The witness was here apparently brought to describe her _first_ interview with the author of Salem witchcraft. We see her now standing at the fountainhead of the devastating torrent which soon deluged the region far around with terror, anguish, and blood. Who first appeared to her? Who was the prime mover? And when was he first seen? Subsequent statements are soon to show that on Friday, January 15, 1692, six weeks and four days before the time when she gave in this testimony, _one like a man, just as she was going to sleep_, came to her and demanded her aid in hurting the children. The fact is clearly stated that five days before the Wednesday evening when the children were first hurt by spirit appliances, and supposed to be taken sick, "_one like a man_," when Tituba was about going to sleep, came to her and avowed his purpose, in advance, to torture and even kill the children. From that time forth she knew the source of the strange operations in her master's family.
"_Q._ Is that the same man that appeared before to you, that appeared last night and told you this? _A._ Yes."

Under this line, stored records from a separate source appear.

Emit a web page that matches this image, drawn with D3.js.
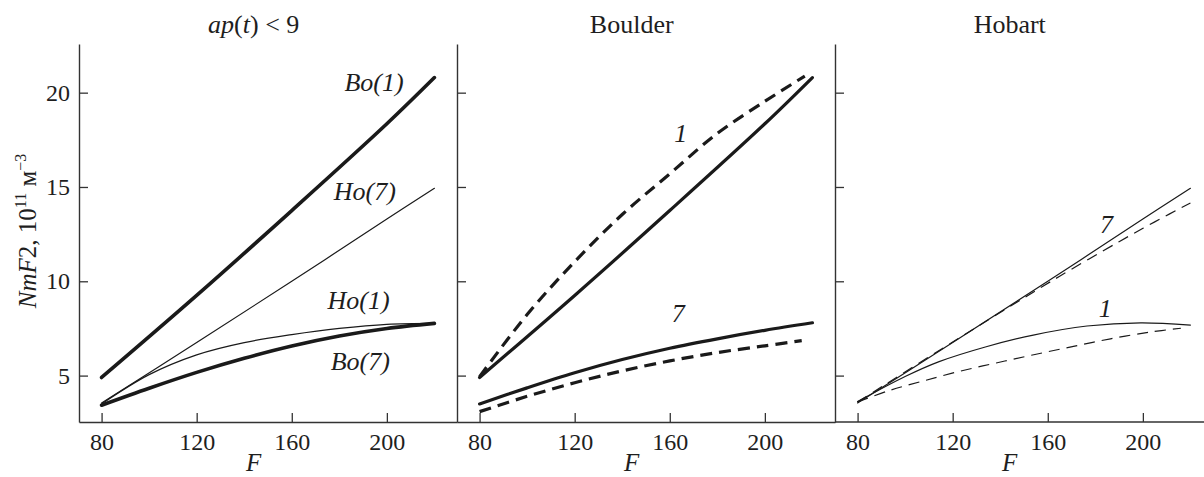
<!DOCTYPE html>
<html>
<head>
<meta charset="utf-8">
<script src="https://cdn.jsdelivr.net/npm/d3@7"></script>
<style>
  body { margin:0; background:#fff; }
  svg text { font-family:"Times New Roman","Liberation Serif","DejaVu Serif","Noto Serif",serif; fill:#1e1e1e; }
</style>
</head>
<body>
<div id="chart"></div>
<script>
// values
const xTicks = [80, 120, 160, 200]
const yTicks = [5, 10, 15, 20]
const panelTitles = ["ap(t) < 9", "Boulder", "Hobart"]

// panel 1: ap(t) < 9
const boF1   = [80, 120, 160, 200, 220]
const bo1    = [4.9, 9.25, 13.75, 18.35, 20.8]
const hoF7   = [80, 120, 160, 200, 220]
const ho7    = [3.55, 6.75, 10.0, 13.3, 14.93]
const hoF1   = [80, 100, 120, 140, 160, 180, 200, 220]
const ho1    = [3.5, 5.05, 6.1, 6.75, 7.17, 7.5, 7.72, 7.77]
const boF7   = [80, 100, 120, 140, 160, 180, 200, 220]
const bo7    = [3.43, 4.33, 5.17, 5.92, 6.57, 7.1, 7.5, 7.77]

// panel 2: Boulder, dashed = second model
const bdF1   = [80, 100, 120, 140, 160, 180, 200, 216.8]
const bd1    = [4.94, 8.24, 11.04, 13.54, 15.7, 17.84, 19.54, 20.88]
const bsF7   = [80, 100, 120, 140, 160, 180, 200, 220]
const bs7    = [3.5, 4.35, 5.15, 5.85, 6.45, 6.95, 7.4, 7.8]
const bdF7   = [80, 100, 120, 140, 160, 180, 200, 215.5]
const bd7    = [3.09, 3.9, 4.62, 5.25, 5.78, 6.22, 6.58, 6.85]

// panel 3: Hobart
const hdF7   = [80, 120, 150, 165, 190, 205, 220]
const hd7    = [3.6, 6.78, 9.12, 10.27, 12.1, 13.15, 14.15]
const hsF1   = [80, 100, 114.3, 134.1, 153.9, 176.5, 199.1, 220]
const hs1    = [3.62, 4.95, 5.74, 6.53, 7.15, 7.63, 7.8, 7.68]
const hdF1   = [80, 93.1, 106.6, 122, 138.3, 154.6, 170.8, 186.4, 202.6, 216]
const hd1    = [3.6, 4.2, 4.68, 5.2, 5.67, 6.12, 6.55, 6.95, 7.3, 7.51]

const zip = (xs, ys) => xs.map((x, i) => ({ F: x, v: ys[i] }))

const panels = [
  { title: panelTitles[0], series: [
      { d: zip(boF1, bo1), w: 3.6, dash: null },
      { d: zip(hoF7, ho7), w: 1.2, dash: null },
      { d: zip(hoF1, ho1), w: 1.2, dash: null },
      { d: zip(boF7, bo7), w: 3.6, dash: null } ],
    labels: [
      { t: ["Bo(", "1", ")"], F: 194.6, v: 20.1 },
      { t: ["Ho(", "7", ")"], F: 190.7, v: 14.3 },
      { t: ["Ho(", "1", ")"], F: 188.1, v: 8.53 },
      { t: ["Bo(", "7", ")"], F: 188.8, v: 5.3 } ] },
  { title: panelTitles[1], series: [
      { d: zip(boF1, bo1), w: 3.2, dash: null },
      { d: zip(bdF1, bd1), w: 3.2, dash: "12,7" },
      { d: zip(bsF7, bs7), w: 3.2, dash: null },
      { d: zip(bdF7, bd7), w: 3.2, dash: "12,7" } ],
    labels: [
      { t: ["", "1", ""], F: 164.6, v: 17.4 },
      { t: ["", "7", ""], F: 163.6, v: 7.86 } ] },
  { title: panelTitles[2], series: [
      { d: zip(hoF7, ho7), w: 1.2, dash: null },
      { d: zip(hdF7, hd7), w: 1.2, dash: "11,7" },
      { d: zip(hsF1, hs1), w: 1.2, dash: null },
      { d: zip(hdF1, hd1), w: 1.2, dash: "11,7" } ],
    labels: [
      { t: ["", "7", ""], F: 184.7, v: 12.56 },
      { t: ["", "1", ""], F: 184.2, v: 8.12 } ] }
]

let width = 1204, height = 477,
    marginTop = 44, plotH = 378, plotW = 378,
    lefts = [79, 457, 835]

let svg = d3.select("#chart").append("svg")
  .attr("width", width).attr("height", height)

let xScale = d3.scaleLinear().domain([70.5, 229.5]).range([0, plotW])
let yScale = d3.scaleLinear().domain([2.54, 22.58]).range([plotH, 0])

let line = d3.line()
  .x(d => xScale(d.F))
  .y(d => yScale(d.v))
  .curve(d3.curveCatmullRom.alpha(0.5))

panels.forEach((p, i) => {
  let g = svg.append("g").attr("transform", `translate(${lefts[i]},${marginTop})`)

  let xAxis = d3.axisBottom(xScale).tickValues(xTicks).tickSizeInner(-9).tickSizeOuter(0).tickPadding(11)
  let yAxis = d3.axisLeft(yScale).tickValues(yTicks).tickSizeInner(-9).tickSizeOuter(0).tickPadding(9)
  if (i > 0) yAxis.tickFormat("")

  let xg = g.append("g").attr("transform", `translate(0,${plotH})`).call(xAxis)
  let yg = g.append("g").call(yAxis)
  ;[xg, yg].forEach(a => {
    a.attr("font-family", null)
    a.selectAll(".domain").attr("stroke", "#333").attr("stroke-width", 1.4)
    a.selectAll(".tick line").attr("stroke", "#333").attr("stroke-width", 1.3)
    a.selectAll("text").attr("font-size", 24).attr("fill", "#1e1e1e")
  })
  if (i == 2) xg.select(".domain").attr("d", `M0,0H${width - lefts[2]}`)

  p.series.forEach(s => {
    g.append("path")
      .attr("d", line(s.d))
      .attr("fill", "none")
      .attr("stroke", "#1a1a1a")
      .attr("stroke-width", s.w)
      .attr("stroke-dasharray", s.dash)
      .attr("stroke-linecap", s.dash ? "butt" : "round")
  })

  p.labels.forEach(l => {
    let t = g.append("text")
      .attr("x", xScale(l.F)).attr("y", yScale(l.v))
      .attr("text-anchor", "middle")
      .attr("font-size", 26).attr("font-style", "italic")
    t.append("tspan").text(l.t[0])
    t.append("tspan").text(l.t[1])
    t.append("tspan").text(l.t[2])
  })

  // panel title
  if (i == 0) {
    let t = g.append("text").attr("x", xScale(144)).attr("y", 33 - marginTop)
      .attr("text-anchor", "middle").attr("font-size", 26)
    t.append("tspan").attr("font-style", "italic").text("ap")
    t.append("tspan").text("(")
    t.append("tspan").attr("font-style", "italic").text("t")
    t.append("tspan").text(") < 9")
  } else {
    g.append("text").attr("x", xScale(144)).attr("y", 33 - marginTop)
      .attr("text-anchor", "middle").attr("font-size", 26).text(p.title)
  }

  g.append("text").attr("x", xScale(144)).attr("y", 471 - marginTop)
    .attr("text-anchor", "middle").attr("font-size", 25)
    .attr("font-style", "italic").text("F")
})

// y axis title
let yl = svg.append("text")
  .attr("transform", "translate(36,231) rotate(-90)")
  .attr("text-anchor", "middle").attr("font-size", 25)
yl.append("tspan").attr("font-style", "italic").text("NmF")
yl.append("tspan").text("2, 10")
yl.append("tspan").attr("font-size", 16).attr("dy", -10).text("11")
yl.append("tspan").attr("dy", 10).text(" м")
yl.append("tspan").attr("font-size", 16).attr("dy", -10).text("−3")
</script>
</body>
</html>
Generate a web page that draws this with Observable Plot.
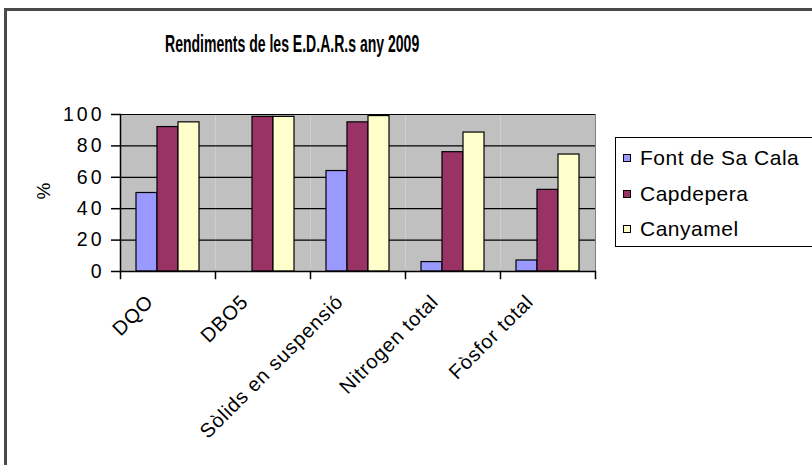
<!DOCTYPE html>
<html>
<head>
<meta charset="utf-8">
<script src="https://cdn.jsdelivr.net/npm/d3@7"></script>
<script src="https://cdn.jsdelivr.net/npm/@observablehq/plot@0.6"></script>
<style>
  html, body { margin: 0; padding: 0; background: #fff; }
  #wrap { position: relative; width: 812px; height: 465px; overflow: hidden; font-family: "Liberation Sans", Arial, sans-serif; }
  #border { position: absolute; left: 4px; top: 8px; width: 900px; height: 600px; border-top: 3px solid #4a4a4a; border-left: 3px solid #4a4a4a; }
  #chart { position: absolute; left: 0; top: 0; }
  #title { position: absolute; left: 165px; top: 31px; font-size: 23px; font-weight: bold; white-space: nowrap; transform: scaleX(0.61); transform-origin: left top; color: #000; }
  #ylabel { position: absolute; left: 43.5px; top: 190.5px; font-size: 19px; transform: translate(-50%, -50%) rotate(-90deg); color: #000; }
  #legend { position: absolute; left: 615px; top: 137px; width: 300px; height: 108px; border: 1px solid #000; background: #fff; }
  .item { position: absolute; left: 7px; height: 24px; display: flex; align-items: center; font-size: 21px; letter-spacing: 0.5px; color: #000; white-space: nowrap; }
  .sw { width: 6px; height: 6px; border: 1px solid #000; margin-right: 9px; }
</style>
</head>
<body>
<div id="wrap">
  <div id="border"></div>
  <div id="chart"></div>
  <div id="title"></div>
  <div id="ylabel"></div>
  <div id="legend"></div>
</div>
<script>
const titleText = "Rendiments de les E.D.A.R.s any 2009";
const yLabel = "%";
const categories = ["DQO", "DBO5", "Sòlids en suspensió", "Nitrogen total", "Fòsfor total"];
const series = ["Font de Sa Cala", "Capdepera", "Canyamel"];
const fontDeSaCala = [50, null, 64, 6, 7];
const capdepera = [92, 98.5, 95, 76, 52];
const canyamel = [95, 98.5, 99, 88.5, 74.5];
const yTicks = [0, 20, 40, 60, 80, 100];
const colors = ["#9999FF", "#993366", "#FFFFCC"];

const seriesValues = [fontDeSaCala, capdepera, canyamel];
const data = [];
categories.forEach((c, i) => {
  series.forEach((s, j) => {
    const v = seriesValues[j][i];
    if (v != null) data.push({category: c, series: s, value: v});
  });
});

const W = 812, H = 465;
const mTop = 114, mBottom = 194, mLeft = 120, mRight = 217;
const innerH = H - mTop - mBottom;

const chart = Plot.plot({
  width: W,
  height: H,
  marginTop: mTop,
  marginBottom: mBottom,
  marginLeft: mLeft,
  marginRight: mRight,
  style: {fontFamily: "Liberation Sans, Arial, sans-serif", color: "#000", background: "transparent", overflow: "visible"},
  fx: {domain: categories, padding: 0, label: null},
  x: {domain: series, paddingInner: 0, paddingOuter: 0.75, axis: null},
  y: {domain: [0, 100], axis: null, label: null},
  color: {domain: series, range: colors},
  marks: [
    Plot.frame({fill: "#C0C0C0", stroke: "none"}),
    Plot.ruleY(yTicks.filter(d => d > 0), {stroke: "#000", strokeWidth: 1.2}),
    Plot.barY(data, {fx: "category", x: "series", y: "value", fill: "series", stroke: "#000", strokeWidth: 1.2}),
    Plot.frame({anchor: "right", stroke: "#808080", facetAnchor: "right"}),
    Plot.frame({anchor: "left", stroke: "#000", strokeWidth: 1.5, facetAnchor: "left"}),
    Plot.ruleY([0], {stroke: "#000", strokeWidth: 1.5}),
    Plot.frame({anchor: "left", stroke: "#000", strokeWidth: 1.5, insetTop: innerH, insetBottom: -7}),
    Plot.frame({anchor: "right", stroke: "#000", strokeWidth: 1.5, insetTop: innerH, insetBottom: -7, facetAnchor: "right"}),
    Plot.axisY({ticks: yTicks, tickSize: 9, tickPadding: 7, fontSize: 19.5, tickFormat: d => String(d), strokeWidth: 1.5, anchor: "left", label: null}),
    Plot.axisFx({anchor: "bottom", tickRotate: -45, tickSize: 0, tickPadding: 27, fontSize: 20, dx: -18, label: null})
  ]
});
chart.querySelectorAll("g[aria-label='fx-axis tick label'] text").forEach(t => t.setAttribute("letter-spacing", "0.8"));
chart.querySelectorAll("g[aria-label='y-axis tick label'] text").forEach(t => t.setAttribute("letter-spacing", "3"));
document.getElementById("chart").appendChild(chart);

document.getElementById("title").textContent = titleText;
document.getElementById("ylabel").textContent = yLabel;
const legend = document.getElementById("legend");
const rowY = [8, 44, 79];
series.forEach((s, i) => {
  const it = document.createElement("div");
  it.className = "item";
  it.style.top = rowY[i] + "px";
  const sw = document.createElement("div");
  sw.className = "sw";
  sw.style.background = colors[i];
  const tx = document.createElement("span");
  tx.textContent = s;
  it.appendChild(sw);
  it.appendChild(tx);
  legend.appendChild(it);
});
</script>
</body>
</html>
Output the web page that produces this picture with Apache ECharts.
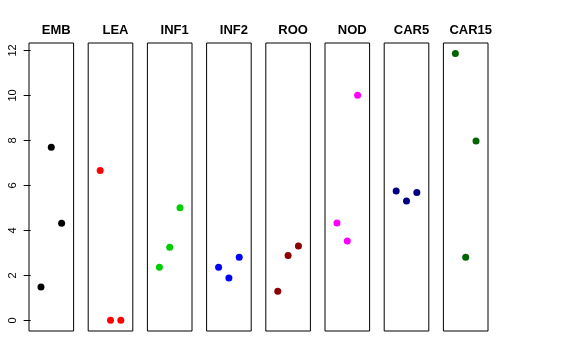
<!DOCTYPE html>
<html><head><meta charset="utf-8">
<script src="https://cdn.jsdelivr.net/npm/echarts@6/dist/echarts.min.js"></script>
<style>html,body{margin:0;padding:0;background:#fff}#c{width:576px;height:360px}</style>
</head><body><div id="c"></div>
<script>
const categories = ['EMB','LEA','INF1','INF2','ROO','NOD','CAR5','CAR15'];
const colors = ['#000000','#FF0000','#00CD00','#0000FF','#8B0000','#FF00FF','#000080','#006400'];
const replicates = [1, 2, 3];
const EMB = [1.48, 7.70, 4.32];
const LEA = [6.66, 0.0, 0.0];
const INF1 = [2.36, 3.25, 5.00];
const INF2 = [2.36, 1.88, 2.80];
const ROO = [1.29, 2.88, 3.31];
const NOD = [4.33, 3.53, 10.01];
const CAR5 = [5.75, 5.31, 5.68];
const CAR15 = [11.86, 2.80, 7.97];
const yTicks = [0, 2, 4, 6, 8, 10, 12];
const seriesValues = [EMB, LEA, INF1, INF2, ROO, NOD, CAR5, CAR15];

const chart = echarts.init(document.getElementById('c'));
const font = 'Liberation Sans, Arial, Helvetica, sans-serif';
const gLeft0 = 29, gPitch = 59.2, gW = 44.6, gTop = 43, gH = 288;
const yMin = -0.474, yMax = 12.33;
const grid = [], xAxis = [], yAxis = [], series = [], title = [];
categories.forEach((cat, i) => {
  const l = gLeft0 + i * gPitch;
  grid.push({left: l, top: gTop, width: gW, height: gH, show: true, borderColor: '#000', borderWidth: 1, backgroundColor: 'transparent'});
  xAxis.push({gridIndex: i, type: 'value', min: -0.16, max: 4.16, show: false});
  yAxis.push({gridIndex: i, type: 'value', min: yMin, max: yMax, show: i === 0,
    splitLine: {show: false},
    axisLine: {show: false},
    axisTick: {show: i === 0, inside: false, length: 7, lineStyle: {color: '#000'}, customValues: yTicks},
    axisLabel: {show: i === 0, rotate: 90, margin: 11, color: '#000', fontSize: 11, fontFamily: font, customValues: yTicks}
  });
  series.push({type: 'scatter', xAxisIndex: i, yAxisIndex: i, symbol: 'circle', symbolSize: 7,
    itemStyle: {color: colors[i], opacity: 1}, silent: true,
    data: replicates.map((r, k) => [r, seriesValues[i][k]])});
  title.push({text: cat, left: l + gW / 2, top: 19, textAlign: 'center',
    textStyle: {fontSize: 13, fontWeight: 'bold', color: '#000', fontFamily: font}});
});
chart.setOption({animation: false, title, grid, xAxis, yAxis, series});
</script></body></html>
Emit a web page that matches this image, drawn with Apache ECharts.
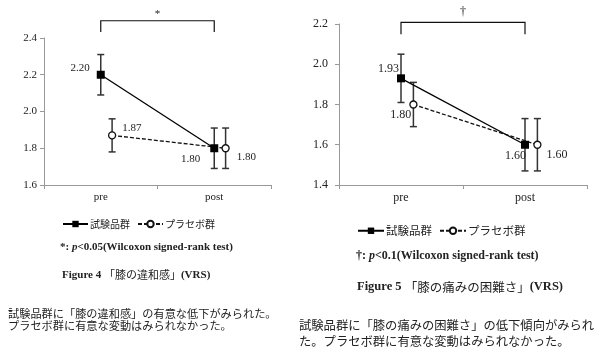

Her visitor was the same person on these two different occasions, which were more than six weeks apart, and in her various clairvoyant excursions and feats he was frequently, if not always, her attendant.
"_Q._ What other likenesses besides a man hath appeared unto you? _A._ Sometimes like a hog--sometimes like a great black dog--four times."
"The man" probably assumed or presented those brutish forms. A frequent teaching of spirit visitants is, that they "can assume any _form_ which the occasion requires;" they also have often given the impression that they cannot assume _hues_ brighter than inherently pertain to their own intellectual and moral conditions, but of this we have yet no conclusive information.